Low-temperature sintering of porous SiC ceramic membrane with industrial-grade sodium meta-aluminate as a sintering additive

Abstract

Silicon carbide (SiC) ceramic membranes require high sintering temperatures (greater than 1800 °C), which consume substantial energy and increase the production costs. In this study, we report the successful preparation of a low-cost, high-performance SiC ceramic membrane at a low temperature of 800 °C using industrial-grade sodium meta-aluminate (NaAlO2) as a sintering agent. The effects of sintering temperature and NaAlO2 content on the microstructure, porosity, bending strength, pore size, and pure water permeability of the SiC membranes were investigated systematically. The results indicate that the optimal sintering temperature and NaAlO2 content are 800 °C and 10 wt%, respectively.
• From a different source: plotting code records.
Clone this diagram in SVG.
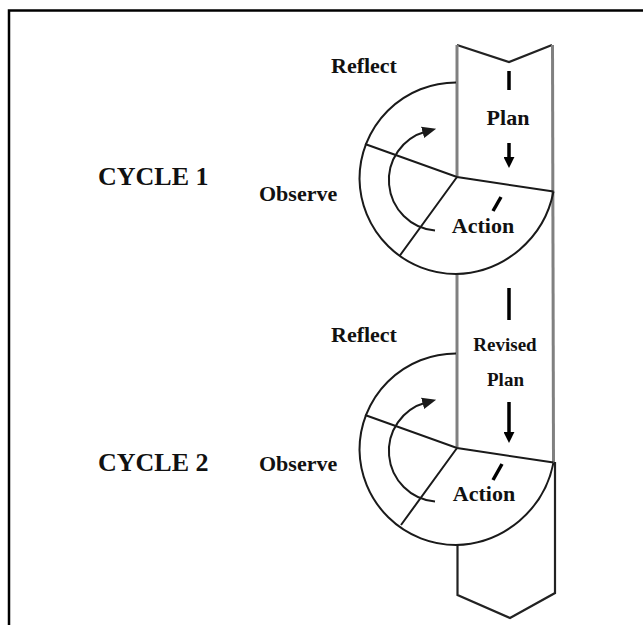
<svg xmlns="http://www.w3.org/2000/svg" width="643" height="625" viewBox="0 0 643 625">
  <style>
    .frame { fill: none; stroke: #000; stroke-width: 2.5; }
    .col { fill: none; stroke: #808080; stroke-width: 3; }
    .edge { fill: none; stroke: #222; stroke-width: 2.2; stroke-linejoin: miter; }
    .ring { fill: none; stroke: #1a1a1a; stroke-width: 2; }
    .div { fill: none; stroke: #1a1a1a; stroke-width: 2; }
    .curv { fill: none; stroke: #1a1a1a; stroke-width: 2; }
    .dash { stroke: #000; stroke-width: 3.5; }
    .shaft { stroke: #000; stroke-width: 3.5; }
    .lbl { font-family: "Liberation Serif", "Times New Roman", serif; font-weight: bold; fill: #111; }
    .big { font-size: 26px; }
    .mid { font-size: 22px; }
    .sm { font-size: 19px; }
  </style>
  <defs>
    <marker id="curvHead" markerUnits="userSpaceOnUse" markerWidth="14" markerHeight="14" viewBox="0 0 12 12" refX="3" refY="6" orient="auto">
      <path d="M0,1 L12,6 L0,11 z" fill="#1a1a1a"/>
    </marker>
    <marker id="downHead" markerUnits="userSpaceOnUse" markerWidth="11" markerHeight="11" viewBox="0 0 10 10" refX="1" refY="5" orient="auto">
      <path d="M0,0 L10,5 L0,10 z" fill="#000"/>
    </marker>
  </defs>

  <rect width="643" height="625" fill="#fff"/>

  <!-- outer frame (top and left sides visible) -->
  <g id="frame">
    <path class="frame" d="M9 625 L9 10.5 L643 10.5"/>
  </g>

  <!-- the vertical plan/action column -->
  <g id="column">
    <path class="edge" d="M457 45 L509 62 L552 45"/>
    <line class="col" x1="457" y1="45" x2="457" y2="177"/>
    <line class="col" x1="552.5" y1="45" x2="553.5" y2="462"/>
    <line class="col" x1="457" y1="273" x2="457" y2="448"/>
    <path class="edge" d="M555 462 L555 593 L510 618 L457.5 595 L457.5 544"/>
  </g>

  <!-- cycle 1 -->
  <g id="cycle1">
    <path class="ring" d="M456 82.5 A96.5 96.5 0 0 0 359.5 179 A96.5 96.5 0 0 0 456 274 A102 102 0 0 0 553.5 191.5"/>
    <path class="div" d="M365 144 L457 177 L553.5 191.5 M457 177 L399.5 256"/>
  </g>

  <!-- cycle 2 -->
  <g id="cycle2">
    <path class="ring" d="M456 353.5 A96.5 96.5 0 0 0 359.5 450 A96.5 96.5 0 0 0 456 545 A102 102 0 0 0 553.5 462.5"/>
    <path class="div" d="M365 415 L457 448 L553.5 462.5 M457 448 L401 525"/>
  </g>

  <g id="label-cycle1"><text class="lbl big" x="98" y="185">CYCLE 1</text></g>
  <g id="label-cycle2"><text class="lbl big" x="98" y="471">CYCLE 2</text></g>

  <g id="node-reflect1"><text class="lbl mid" x="331" y="73">Reflect</text></g>
  <g id="node-plan1"><text class="lbl mid" x="508" y="125" text-anchor="middle">Plan</text></g>
  <g id="node-observe1"><text class="lbl mid" x="259" y="201">Observe</text></g>
  <g id="node-action1"><text class="lbl mid" x="483" y="233" text-anchor="middle">Action</text></g>

  <g id="node-reflect2"><text class="lbl mid" x="331" y="342">Reflect</text></g>
  <g id="node-revised-plan">
    <text class="lbl sm" x="505" y="351" text-anchor="middle">Revised</text>
    <text class="lbl sm" x="505.5" y="386" text-anchor="middle">Plan</text>
  </g>
  <g id="node-observe2"><text class="lbl mid" x="259" y="471">Observe</text></g>
  <g id="node-action2"><text class="lbl mid" x="484" y="501" text-anchor="middle">Action</text></g>

  <!-- connectors -->
  <g id="connectors">
    <line class="dash" x1="509" y1="71" x2="509" y2="90"/>
    <line class="shaft" x1="509" y1="143" x2="509" y2="158" marker-end="url(#downHead)"/>
    <line class="dash" x1="493" y1="211" x2="501" y2="197"/>
    <path class="curv" d="M435 230.5 A50.5 50.5 0 0 1 426 131.5" marker-end="url(#curvHead)"/>

    <line class="dash" x1="509" y1="288" x2="509" y2="320"/>
    <line class="shaft" x1="509" y1="402" x2="509" y2="433" marker-end="url(#downHead)"/>
    <line class="dash" x1="493" y1="480" x2="502" y2="464"/>
    <path class="curv" d="M435 501.5 A50.5 50.5 0 0 1 426 402.5" marker-end="url(#curvHead)"/>
  </g>
</svg>
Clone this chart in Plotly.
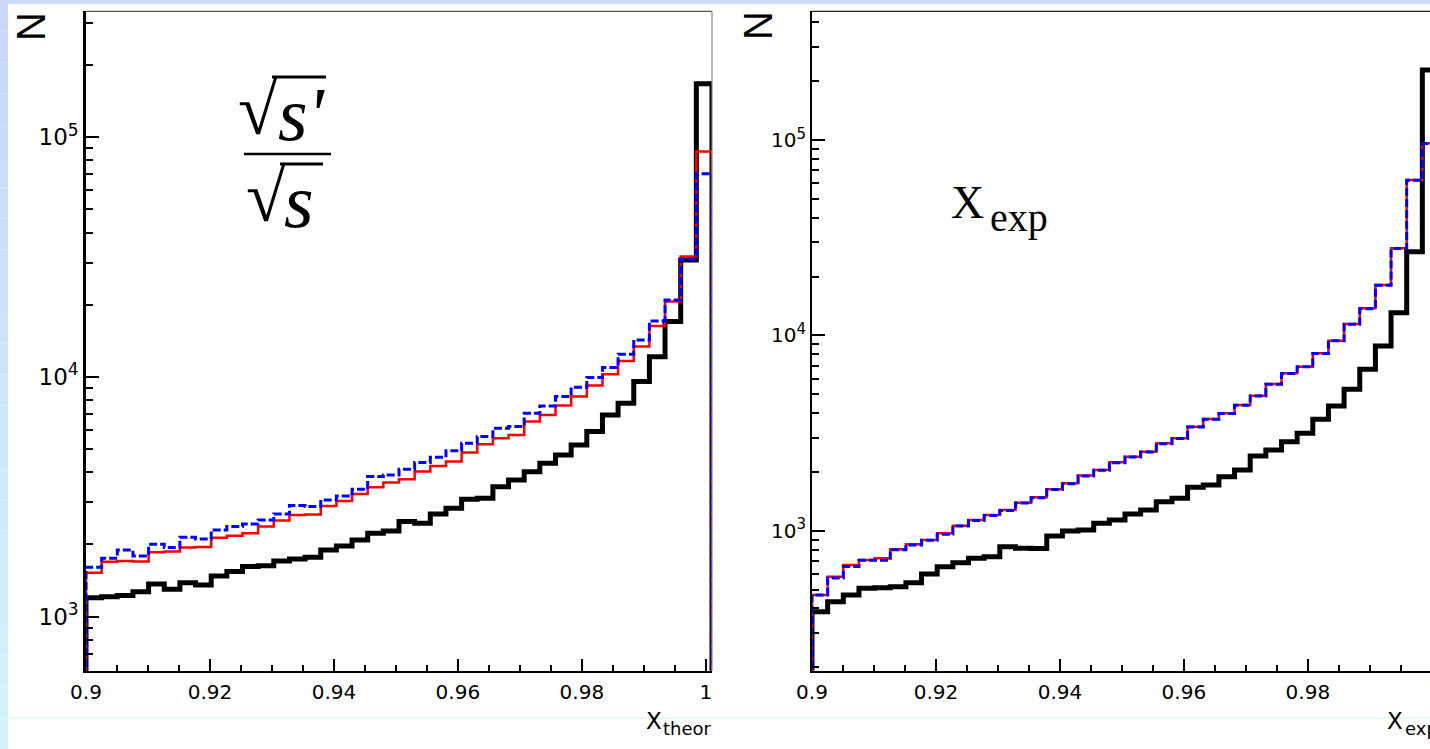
import numpy as np
import plotly.graph_objects as go

# ---------------- data ----------------
BIN_LO, BIN_HI, N_BINS = 0.9, 1.001, 40

theor_black = [1200, 1210, 1225, 1271, 1369, 1301, 1386, 1356, 1478, 1541,
               1617, 1632, 1708, 1741, 1769, 1898, 1972, 2089, 2228, 2278,
               2491, 2453, 2682, 2833, 3089, 3119, 3486, 3719, 4026, 4365,
               4728, 5204, 5914, 6942, 7767, 9559, 12150, 17010, 30770, 166900]
theor_red = [1526, 1696, 1708, 1700, 1857, 1870, 1941, 1950, 2136, 2177,
             2228, 2375, 2515, 2656, 2670, 2896, 3039, 3250, 3467, 3624,
             3743, 4027, 4254, 4433, 4833, 5238, 5550, 5728, 6511, 6943,
             7593, 8276, 9199, 10264, 11660, 13380, 16320, 20620, 31760, 87100]
theor_blue = [1607, 1752, 1898, 1792, 2005, 1941, 2144, 2109, 2300, 2375,
              2436, 2532, 2682, 2905, 2877, 3068, 3187, 3400, 3838, 3901,
              4121, 4390, 4624, 4926, 5289, 5636, 6109, 6204, 7057, 7570,
              8276, 9058, 9933, 10935, 12435, 14270, 17125, 20950, 30970, 70300]

exp_black = [385, 433, 469, 507, 510, 517, 542, 600, 654, 686,
             722, 736, 828, 813, 810, 939, 997, 1008, 1091, 1134,
             1217, 1276, 1408, 1465, 1668, 1714, 1890, 2046, 2413, 2590,
             2855, 3153, 3719, 4350, 5297, 6707, 8826, 13070, 26830, 228500]
exp_red = [469, 581, 667, 708, 722, 803, 852, 896, 970, 1061,
           1134, 1203, 1276, 1391, 1483, 1629, 1748, 1915, 2046, 2239,
           2393, 2538, 2803, 2973, 3408, 3731, 3991, 4401, 4912, 5638,
           6397, 6914, 8095, 9395, 11440, 13760, 18120, 27920, 62500, 96300]
exp_blue = [469, 572, 655, 705, 705, 800, 845, 893, 960, 1058,
            1128, 1195, 1270, 1385, 1475, 1625, 1740, 1905, 2040, 2230,
            2385, 2530, 2790, 2965, 3400, 3720, 3985, 4390, 4900, 5620,
            6380, 6900, 8080, 9380, 11400, 13700, 18050, 27800, 62300, 96000]

x_tickvals = [0.9, 0.92, 0.94, 0.96, 0.98, 1.0]
x_ticktext = ["0.9", "0.92", "0.94", "0.96", "0.98", "1"]
y_tickvals = [1e3, 1e4, 1e5]
y_exponents = ["3", "4", "5"]

# ---------------- layout helpers ----------------
W, H = 1430, 749
FLOOR = 10


def px(x):
    return x / W


def py(y):
    return 1 - y / H


def step_xy(vals):
    e = np.linspace(BIN_LO, BIN_HI, N_BINS + 1)
    xs = [e[0]] + list(e[:-1]) + [e[-1]]
    ys = [FLOOR] + list(vals) + [FLOOR]
    return xs, ys


fig = go.Figure()

styles = [
    dict(color="black", width=5),
    dict(color="#ff0000", width=2.5),
    dict(color="#0000ff", width=3, dash="8px,3px"),
]
for xa, ya, series in [("x", "y", [theor_black, theor_red, theor_blue]),
                       ("x2", "y2", [exp_black, exp_red, exp_blue])]:
    for vals, st in zip(series, styles):
        xs, ys = step_xy(vals)
        fig.add_trace(go.Scatter(x=xs, y=ys, mode="lines", line=dict(shape="hv", **st),
                                 xaxis=xa, yaxis=ya, showlegend=False, hoverinfo="skip"))

sans = "DejaVu Sans, Liberation Sans, Arial, sans-serif"
serif = "Liberation Serif, Times New Roman, serif"
narrow = "Liberation Sans Narrow, Arial Narrow, Liberation Sans, sans-serif"

minor_x = [round(0.9 + 0.005 * i, 3) for i in range(21)]


def xaxis_cfg(domain, rng, anchor):
    return dict(domain=domain, range=rng, anchor=anchor, showline=True, linewidth=2, linecolor="black",
                ticks="inside", ticklen=12, tickwidth=1.5, tickcolor="black",
                tickmode="array", tickvals=x_tickvals, ticktext=x_ticktext,
                tickfont=dict(family=sans, size=20, color="black"),
                showgrid=False, zeroline=False, ticklabelstandoff=2, automargin=False,
                minor=dict(tickmode="array", tickvals=minor_x, ticks="inside",
                           ticklen=6, tickwidth=1.5, tickcolor="black", showgrid=False))


def yaxis_cfg(anchor, rng, lw, minor_vals, fsize, supsize):
    ticktext = ["10<sup><span style='font-size:%dpx'>%s</span></sup>" % (supsize, e) for e in y_exponents]
    return dict(domain=[py(670.7), py(11.3)], type="log", range=rng, anchor=anchor,
                showline=True, linewidth=lw, linecolor="black",
                ticks="inside", ticklen=13, tickwidth=2, tickcolor="black",
                tickmode="array", tickvals=y_tickvals, ticktext=ticktext,
                tickfont=dict(family=sans, size=fsize, color="black"),
                showgrid=False, zeroline=False, automargin=False,
                minor=dict(tickmode="array", tickvals=minor_vals, ticks="inside",
                           ticklen=7, tickwidth=1.5, tickcolor="black", showgrid=False))


minor_y1 = [m * 10 ** d for d in (2, 3, 4, 5) for m in range(2, 10) if 595 < m * 10 ** d < 335000]
minor_y2 = [m * 10 ** d for d in (2, 3, 4, 5) for m in range(2, 10) if 192 < m * 10 ** d < 456000]

scale = (712 - 86) / (BIN_HI - BIN_LO)
x2_end = BIN_LO + (W - 812) / scale

fig.update_layout(
    width=W, height=H, autosize=False,
    margin=dict(l=0, r=0, t=0, b=0, pad=0, autoexpand=False),
    paper_bgcolor="white", plot_bgcolor="white",
    font=dict(family=sans, size=20, color="black"),
    xaxis=xaxis_cfg([px(86), px(712)], [BIN_LO, BIN_HI], "y"),
    yaxis=yaxis_cfg("x", [np.log10(595), np.log10(335000)], 2.5, minor_y1, 23, 17),
    xaxis2=xaxis_cfg([px(812), 1.0], [BIN_LO, x2_end], "y2"),
    yaxis2=yaxis_cfg("x2", [np.log10(192), np.log10(456000)], 2, minor_y2, 20, 15),
)

shapes = []
# background decoration: top band and left gradient strip
shapes.append(dict(type="rect", xref="paper", yref="paper", x0=0, x1=1, y0=py(4), y1=1,
                   fillcolor="#cbd9fb", line=dict(width=0), layer="below"))
c0 = np.array([0xc9, 0xd7, 0xfa])
c1 = np.array([0xd1, 0xf4, 0xfc])
nseg = 24
for i in range(nseg):
    t = i / (nseg - 1)
    c = (c0 * (1 - t) + c1 * t).astype(int)
    shapes.append(dict(type="rect", xref="paper", yref="paper", x0=0, x1=px(8),
                       y0=py(H * (i + 1) / nseg), y1=py(H * i / nseg),
                       fillcolor="rgb(%d,%d,%d)" % tuple(c), line=dict(width=0), layer="below"))
shapes.append(dict(type="line", xref="paper", yref="paper", x0=px(8), x1=1, y0=py(718), y1=py(718),
                   line=dict(color="#d3f1fa", width=1.2), layer="below"))
# frame lines
shapes.append(dict(type="line", xref="paper", yref="paper", x0=px(86), x1=px(712), y0=py(11.3), y1=py(11.3),
                   line=dict(color="#555555", width=1.2)))
shapes.append(dict(type="line", xref="paper", yref="paper", x0=px(712), x1=px(712), y0=py(11.3), y1=py(670.7),
                   line=dict(color="#888888", width=1.2)))
shapes.append(dict(type="line", xref="paper", yref="paper", x0=px(812), x1=1, y0=py(11.3), y1=py(11.3),
                   line=dict(color="#222222", width=1.2)))
# fraction decorations (vinculums and bar)
shapes.append(dict(type="line", xref="paper", yref="paper", x0=px(272), x1=px(326), y0=py(77), y1=py(77),
                   line=dict(color="black", width=3)))
shapes.append(dict(type="line", xref="paper", yref="paper", x0=px(244), x1=px(331), y0=py(154), y1=py(154),
                   line=dict(color="black", width=2.5)))
shapes.append(dict(type="line", xref="paper", yref="paper", x0=px(280), x1=px(323), y0=py(164), y1=py(164),
                   line=dict(color="black", width=3)))
fig.update_layout(shapes=shapes)


def ann(text, x, y, size, family, xanchor="left", yanchor="middle", angle=0, weight="normal",
        style="normal"):
    return dict(text=text, x=px(x), y=py(y), xref="paper", yref="paper", showarrow=False,
                xanchor=xanchor, yanchor=yanchor, textangle=angle, borderpad=0,
                font=dict(family=family, size=size, color="black", weight=weight, style=style))


annotations = [
    ann("N", 31, 26, 40, narrow, xanchor="center", angle=-90),
    ann("N", 758, 26, 40, narrow, xanchor="center", angle=-90),
    ann("X", 645, 721, 23, sans),
    ann("theor", 662, 728, 18, sans),
    ann("X", 1386, 721, 23, sans),
    ann("exp", 1404, 728, 18, sans),
    ann("1", 1434, 687, 20, sans, xanchor="center"),
    # sqrt(s')/sqrt(s)
    ann("√", 258, 110, 72, serif, xanchor="center", weight="bold"),
    ann("s'", 277, 114, 76, serif, style="italic"),
    ann("√", 266, 197, 72, serif, xanchor="center", weight="bold"),
    ann("s", 283, 201, 76, serif, style="italic"),
    # X_exp
    ann("X", 950, 203, 46, serif),
    ann("exp", 989, 218, 40, serif),
]
fig.update_layout(annotations=annotations)

fig.write_html("out.html")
The SiC membrane prepared under these conditions exhibited an average pore size of 2.57 μm, a porosity of 52.07%, a bending strength of 50.2 ± 0.41 MPa, and a very high pure water permeability of 103.3 m3 m−2 h−1 bar−1. Additionally, the SiC membrane prepared in this study also exhibited good chemical stability and could be used in acid and alkali environments for long periods. These results highlight the potential of SiC membranes in various applications, particularly in water treatment and filtration application. The findings of this study are useful to enrich membrane technology knowledge and guide future research and development of related technologies.